What changed: The events surrounding the Deepwater Horizon disaster highlighted the role of the exploration and production industry in environmental responsibility and the need for robust well integrity management systems (WIMS) to prevent future incidents. The response has been dynamic, growing over the past 11 years with multiple initiatives taken to enhance the technical and managerial aspects of WIMS.

Before this event, regulations were formed using a prescriptive approach that utilized a lessons-learned methodology. However, this process is dependent on the occurrence of events/incidents which can have far-reaching consequences, as was demonstrated by the Deepwater Horizon incident. An incident would be followed by calls for action and intentions to prescribe safe practices. This pattern was observed following the Montara oil spill just 8 months prior to the Macondo event.

Following the Deepwater Horizon incident, a more proactive approach was adopted.

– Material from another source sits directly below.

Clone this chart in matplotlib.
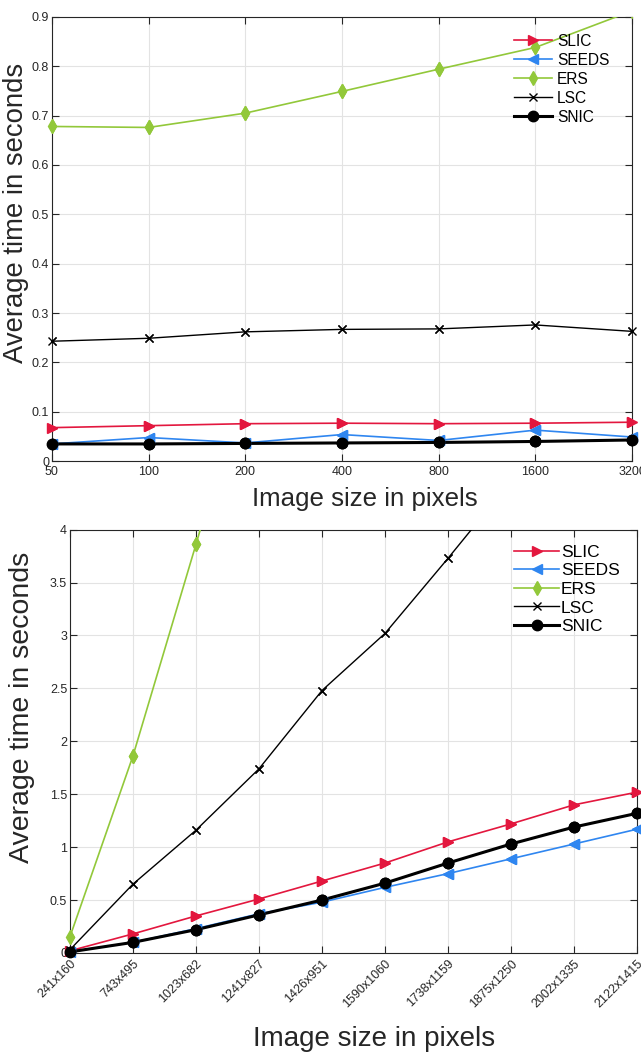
import matplotlib
matplotlib.use('Agg')
import matplotlib.pyplot as plt
import numpy as np

plt.rcParams['font.family'] = ['Liberation Sans', 'DejaVu Sans']

# top panel: image size (short side) in pixels
TOP_SIZES = [50, 100, 200, 400, 800, 1600, 3200]
TOP_SLIC = [0.068, 0.072, 0.076, 0.077, 0.076, 0.077, 0.079]
TOP_SEEDS = [0.035, 0.048, 0.037, 0.054, 0.042, 0.063, 0.049]
TOP_ERS = [0.678, 0.676, 0.705, 0.749, 0.794, 0.838, 0.912]
TOP_LSC = [0.243, 0.249, 0.262, 0.267, 0.268, 0.276, 0.263]
TOP_SNIC = [0.035, 0.035, 0.036, 0.037, 0.038, 0.040, 0.043]

# bottom panel: image dimensions
BOT_LABELS = ['241x160', '743x495', '1023x682', '1241x827', '1426x951',
              '1590x1060', '1738x1159', '1875x1250', '2002x1335', '2122x1415']
BOT_SLIC = [0.02, 0.18, 0.35, 0.51, 0.68, 0.85, 1.05, 1.22, 1.40, 1.52]
BOT_SEEDS = [0.01, 0.10, 0.23, 0.37, 0.48, 0.62, 0.75, 0.89, 1.03, 1.17]
BOT_ERS = [0.15, 1.86, 3.86, 5.90]
BOT_LSC = [0.03, 0.65, 1.16, 1.74, 2.48, 3.02, 3.73, 4.46]
BOT_SNIC = [0.01, 0.10, 0.22, 0.36, 0.50, 0.66, 0.85, 1.03, 1.19, 1.32]

STYLES = {
    'SLIC': dict(color='#E3173E', marker='>', lw=1.2, ms=7.5),
    'SEEDS': dict(color='#2F86F0', marker='<', lw=1.2, ms=7.5),
    'ERS': dict(color='#92C83A', marker='d', lw=1.2, ms=7.5),
    'LSC': dict(color='black', marker='x', lw=1.0, ms=5.5),
    'SNIC': dict(color='black', marker='o', lw=2.2, ms=7.5),
}
TEXT = '#262626'


def draw_series(ax, x, series, ymax):
    for name, y in series:
        st = STYLES[name]
        x_ = np.asarray(x[:len(y)], dtype=float)
        y_ = np.asarray(y, dtype=float)
        ax.plot(x_, y_, color=st['color'], lw=st['lw'], marker=st['marker'],
                ms=st['ms'], mew=1.0, label=name, zorder=3)
        inside = y_ <= ymax
        ax.plot(x_[inside], y_[inside], ls='none', color=st['color'],
                marker=st['marker'], ms=st['ms'], mew=1.0, clip_on=False, zorder=4)


def style_axes(ax):
    ax.grid(True, color='#e3e3e3', lw=0.8)
    ax.set_axisbelow(True)
    ax.tick_params(direction='in', top=True, right=True, labelsize=9,
                   colors=TEXT, length=5)
    ax.tick_params(axis='y', pad=2)
    for s in ax.spines.values():
        s.set_color(TEXT)
        s.set_linewidth(0.8)


fig = plt.figure(figsize=(6.41, 10.53), dpi=100)

# top panel
ax1 = fig.add_axes([0.081, 0.562, 0.905, 0.422])
ax1.set_xscale('log', base=2)
draw_series(ax1, TOP_SIZES, [('SLIC', TOP_SLIC), ('SEEDS', TOP_SEEDS),
                             ('ERS', TOP_ERS), ('LSC', TOP_LSC),
                             ('SNIC', TOP_SNIC)], 0.9)
ax1.set_xlim(TOP_SIZES[0], TOP_SIZES[-1])
ax1.set_ylim(0, 0.9)
ax1.set_xticks(TOP_SIZES)
ax1.set_xticklabels([str(s) for s in TOP_SIZES])
ax1.minorticks_off()
ax1.set_yticks(np.arange(0, 0.91, 0.1))
ax1.set_yticklabels(['0'] + ['%.1f' % v for v in np.arange(0.1, 0.91, 0.1)])
ax1.set_xlabel('Image size in pixels', fontsize=18.6, color=TEXT)
ax1.set_ylabel('Average time in seconds', fontsize=19.8, color=TEXT)
ax1.xaxis.set_label_coords(0.54, -0.058)
ax1.yaxis.set_label_coords(-0.04, 0.559)
style_axes(ax1)
ax1.legend(loc='upper left', bbox_to_anchor=(0.797, 0.962), frameon=False,
           fontsize=11.2, handlelength=2.45, handletextpad=0.3,
           labelspacing=0.26, borderaxespad=0, borderpad=0)

# bottom panel
ax2 = fig.add_axes([0.109, 0.095, 0.885, 0.402])
xb = np.arange(len(BOT_LABELS))
draw_series(ax2, xb, [('SLIC', BOT_SLIC), ('SEEDS', BOT_SEEDS),
                      ('ERS', BOT_ERS), ('LSC', BOT_LSC),
                      ('SNIC', BOT_SNIC)], 4.0)
ax2.set_xlim(0, len(BOT_LABELS) - 1)
ax2.set_ylim(0, 4)
ax2.set_xticks(xb)
ax2.set_xticklabels(BOT_LABELS, rotation=45, ha='right', rotation_mode='anchor')
ax2.set_yticks(np.arange(0, 4.01, 0.5))
ax2.set_yticklabels(['0', '0.5', '1', '1.5', '2', '2.5', '3', '3.5', '4'])
ax2.set_xlabel('Image size in pixels', fontsize=20, color=TEXT)
ax2.set_ylabel('Average time in seconds', fontsize=20.5, color=TEXT)
ax2.xaxis.set_label_coords(0.536, -0.172)
ax2.yaxis.set_label_coords(-0.062, 0.58)
style_axes(ax2)
ax2.legend(loc='upper left', bbox_to_anchor=(0.783, 0.965), frameon=False,
           fontsize=12.5, handlelength=2.6, handletextpad=0.1,
           labelspacing=0.2, borderaxespad=0, borderpad=0)

fig.savefig('out.png', dpi=100)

Concrete steps have been taken and significant resources invested to prevent another catastrophe rather than simply addressing the causes of the Deepwater Horizon.

A review and reform was conducted for existing standards surrounding possible culprits such as cementing practices, cement bond log practices, and pressure-test analysis. The response to this incident was not limited to the immediate parties, rather it propelled joint industry collaborations focusing on improvement of procedures. This also led to improvement/review of various well integrity standards including those from American Petroleum Institute; NORSOK, the Norwegian standards agency; and International Association of Drilling Contractors.

Further, the Minerals Management Service, responsible for overseeing drilling, was dissolved, and replaced with three new agencies that divided oversight so that a focus on regulation and safety was not clouded by leasing and revenue collection.

Finally, even after capping the well, research continued into controlling the subsea release of oil, including focus on well containment at the seafloor, intervention, and containment within the subsea well, subsea collection and surface processing and storage, and relief wells.. This component—ongoing research—indicates the desire not just to learn from the most recent disaster, but to be prepared for potential iterations should such a misfortune occur.

## Conclusion

While equipment failure often plays a role in oilfield disasters, it is often augmented by human error. While the industry has become significantly safer and infinitely more environmentally conscious than at its inceptionin part because of lessons learned from the disasters in its history—it still has the potential to be both disastrous and deadly when not approached with the caution and respect it is due.